Our focus should be on finding the most effective way to provide the services a denominational (or diocesan) structure needs to provide for thriving congregations and mission enterprises (including social justice and evangelism efforts). We want to free up as much of the time of our best leaders as possible to focus on their congregations and mission. Every hour spent at a diocesan or church-wide meeting is an hour not spent on the front-line work of the church. Certainly there is a value on being personally part of something beyond the local congregation, but for most people that should be gained through mission projects, retreats, or diocesan celebrations, and other events that people could easily invite their un-churched neighbors to be a part of (and we have too few of those).

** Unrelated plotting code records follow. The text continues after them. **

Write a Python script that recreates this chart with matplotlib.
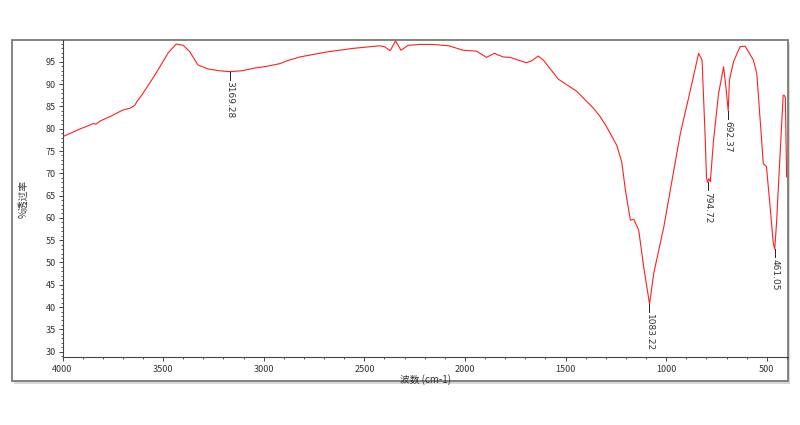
import matplotlib
matplotlib.use('Agg')
import matplotlib.pyplot as plt
from matplotlib.patches import Rectangle
from matplotlib.ticker import MultipleLocator

plt.rcParams['font.family'] = ['Noto Sans CJK SC', 'DejaVu Sans']

# spectrum
wavenumber = [4000, 3960, 3910, 3865, 3845, 3835, 3810, 3760, 3700, 3665, 3648, 3640,
              3630, 3605, 3540, 3475, 3435, 3400, 3368, 3327, 3277, 3220, 3169, 3110,
              3045, 2985, 2920, 2887, 2820, 2690, 2560, 2425, 2400, 2372, 2345, 2318,
              2283, 2225, 2160, 2080, 2010, 1943, 1893, 1855, 1810, 1776, 1695, 1670,
              1636, 1611, 1536, 1445, 1362, 1328, 1296, 1246, 1221, 1204, 1195, 1178,
              1162, 1137, 1112, 1083, 1062, 1012, 971, 930, 880, 839, 822, 806,
              800, 795, 788, 781, 765, 740, 715, 702, 692, 686, 666, 633,
              608, 567, 550, 526, 518, 502, 484, 468, 461, 452, 435, 419,
              414, 408, 402]
transmittance = [78.2, 79.0, 80.0, 80.8, 81.2, 81.0, 81.8, 82.8, 84.2, 84.6, 85.0, 85.3,
                 86.1, 87.6, 92.1, 97.0, 99.0, 98.7, 97.3, 94.3, 93.4, 93.0, 92.8, 93.0,
                 93.6, 94.0, 94.6, 95.2, 96.1, 97.2, 98.0, 98.6, 98.4, 97.5, 99.7, 97.6,
                 98.7, 98.9, 98.9, 98.6, 97.6, 97.4, 96.0, 96.9, 96.1, 96.0, 94.8, 95.2,
                 96.3, 95.4, 91.1, 88.4, 84.6, 82.7, 80.4, 76.3, 72.5, 66.6, 64.0, 59.5,
                 59.7, 57.3, 49.0, 40.7, 47.6, 58.0, 68.5, 78.9, 88.7, 96.9, 95.4, 77.4,
                 69.0, 68.0, 68.8, 68.1, 77.4, 87.9, 93.9, 88.7, 84.0, 90.9, 95.0, 98.4,
                 98.5, 95.4, 92.4, 77.4, 72.2, 71.5, 62.5, 54.3, 53.0, 58.8, 73.7, 87.5,
                 87.5, 87.0, 69.2]

peak_pos = [3169.28, 1083.22, 794.72, 692.37, 461.05]
peak_val = [92.8, 40.7, 68.0, 84.0, 53.0]
peak_labels = ['3169.28', '1083.22', '794.72', '692.37', '461.05']

fig = plt.figure(figsize=(8, 4.25), dpi=100)
W, H = 800, 425

# outer frame with a soft shadow, kept behind the axes
fig.patches.append(Rectangle((14 / W, (425 - 384) / H), (788 - 12) / W, (381 - 40) / H,
                             transform=fig.transFigure, facecolor='#d8d8d8',
                             edgecolor='none', zorder=-3))
fig.patches.append(Rectangle((12 / W, (425 - 381) / H), (788 - 12) / W, (381 - 40) / H,
                             transform=fig.transFigure, facecolor='white',
                             edgecolor='#7a7a72', linewidth=1.3, zorder=-2))

ax = fig.add_axes([62.5 / W, (425 - 357) / H, (788 - 62.5) / W, (357 - 40) / H])
ax.patch.set_alpha(0)
ax.plot(wavenumber, transmittance, color='#ff2020', linewidth=0.8)

for x, y, lab in zip(peak_pos, peak_val, peak_labels):
    ax.plot([x, x], [y, y - 1.8], color='#222222', linewidth=0.7)
    ax.text(x, y - 2.2, lab, rotation=-90, ha='center', va='top',
            fontsize=6.5, color='#333333', family='DejaVu Sans')

ax.set_xlim(4000, 395)
ax.set_ylim(28.8, 99.9)
ax.xaxis.set_major_locator(MultipleLocator(500))
ax.xaxis.set_minor_locator(MultipleLocator(100))
ax.yaxis.set_major_locator(MultipleLocator(5))
ax.yaxis.set_minor_locator(MultipleLocator(1))
ax.set_yticks(range(30, 100, 5))

ax.spines['top'].set_visible(False)
ax.spines['right'].set_visible(False)
ax.spines['left'].set_color('#444444')
ax.spines['bottom'].set_color('#444444')
ax.spines['left'].set_linewidth(0.8)
ax.spines['bottom'].set_linewidth(0.8)
ax.tick_params(axis='both', which='major', labelsize=6.5, labelcolor='#333333',
               color='#444444', length=3, width=0.7)
ax.tick_params(axis='both', which='minor', color='#444444', length=1.5, width=0.6)
ax.tick_params(axis='x', pad=3)
ax.tick_params(axis='y', pad=2)

ax.set_xlabel('波数 (cm-1)', fontsize=7, color='#333333', labelpad=0)
ax.set_ylabel('%透过率', fontsize=7, color='#333333', labelpad=12)

fig.savefig('out.png', dpi=100)
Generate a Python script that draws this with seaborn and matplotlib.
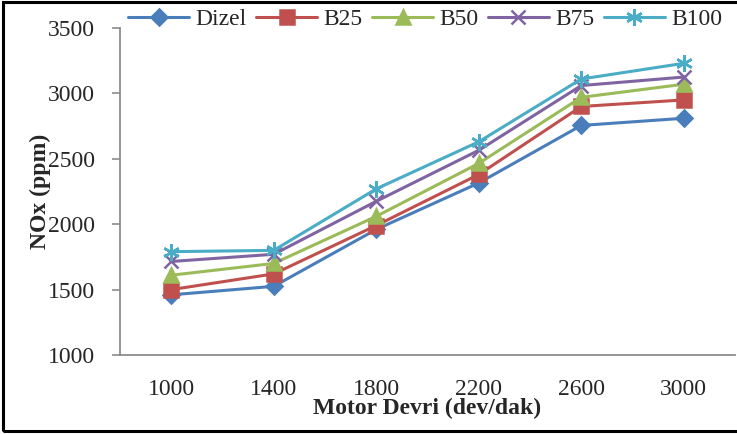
import matplotlib
matplotlib.use("Agg")
import matplotlib.pyplot as plt
import seaborn as sns
import pandas as pd
from matplotlib.patches import Rectangle
from matplotlib.lines import Line2D

categories = ["1000", "1400", "1800", "2200", "2600", "3000"]
series_names = ["Dizel", "B25", "B50", "B75", "B100"]
dizel = [1460, 1525, 1960, 2315, 2755, 2810]
b25 = [1500, 1620, 1990, 2380, 2900, 2950]
b50 = [1610, 1700, 2060, 2465, 2970, 3070]
b75 = [1715, 1770, 2175, 2565, 3060, 3125]
b100 = [1790, 1800, 2270, 2630, 3110, 3230]
yticks = [1000, 1500, 2000, 2500, 3000, 3500]

colors = ["#4A7EBB", "#C0504D", "#9BBB59", "#8064A2", "#4BACC6"]
markers = ["D", "s", "^", "x", (6, 2, 0)]
msizes = [8.5, 9.5, 10, 10, 12]

sns.set_theme(style="white")
plt.rcParams["font.family"] = ["Liberation Serif", "DejaVu Serif"]

fig = plt.figure(figsize=(7.37, 4.34), dpi=100)
ax = fig.add_axes([120 / 737, 1 - 355 / 434, 615 / 737, 327 / 434])

for name, vals, c, m, ms in zip(series_names, [dizel, b25, b50, b75, b100],
                                colors, markers, msizes):
    d = pd.DataFrame({"pos": range(len(categories)), "NOx": vals})
    sns.lineplot(data=d, x="pos", y="NOx", color=c, marker=m, markersize=ms,
                 markerfacecolor=c, markeredgecolor=c, markeredgewidth=1.8,
                 linewidth=2.2, ax=ax, label=name, legend=False)

ax.set_xlim(-0.5, 5.5)
ax.set_ylim(1000, 3500)
ax.set_yticks(yticks)
ax.set_yticklabels([str(t) for t in yticks])
ax.set_xticks(range(len(categories)))
ax.set_xticklabels(categories)

for s in ["top", "right"]:
    ax.spines[s].set_visible(False)
for s in ["left", "bottom"]:
    ax.spines[s].set_color("#8c8c8c")
    ax.spines[s].set_linewidth(1.3)

ax.tick_params(axis="y", which="both", left=True, length=6, width=1.2,
               color="#8c8c8c", labelsize=17, pad=12)
ax.tick_params(axis="x", bottom=False, labelsize=17, pad=11)
ax.grid(False)

ax.set_xlabel("Motor Devri (dev/dak)", fontsize=17, fontweight="bold", labelpad=-1)
ax.set_ylabel("NOx (ppm)", fontsize=17, fontweight="bold", labelpad=-2)

handles = []
for name, c, m, ms in zip(series_names, colors, markers, msizes):
    handles.append(Line2D([0], [0], color=c, marker=m, markersize=ms,
                          markerfacecolor=c, markeredgecolor=c,
                          markeredgewidth=1.8, linewidth=2.2, label=name))
leg = fig.legend(handles=handles, loc="center", ncol=5,
                 bbox_to_anchor=(425 / 737, 1 - 19 / 434), frameon=True,
                 fontsize=17, handlelength=2.6, handletextpad=0.25,
                 columnspacing=0.4, borderpad=0.1)
leg.get_frame().set_facecolor("white")
leg.get_frame().set_edgecolor("white")
leg.get_frame().set_alpha(1.0)

fig.patches.append(Rectangle((3 / 737, 3 / 434), 740 / 737, 429 / 434,
                             transform=fig.transFigure, fill=False,
                             edgecolor="black", linewidth=2.2))

fig.savefig("out.png", dpi=100)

We need good, gifted people doing the important hard work of church governance and administration, and, as Bishop Rowe reminds us, we need both managers and leaders. However, we don't need more of them then the minimum number necessary to get various voices heard, good ideas brought forth, wise decisions made, and the day-to-day implementation overseen. Everyone else has other needed work to accomplish before the church can live into its calling.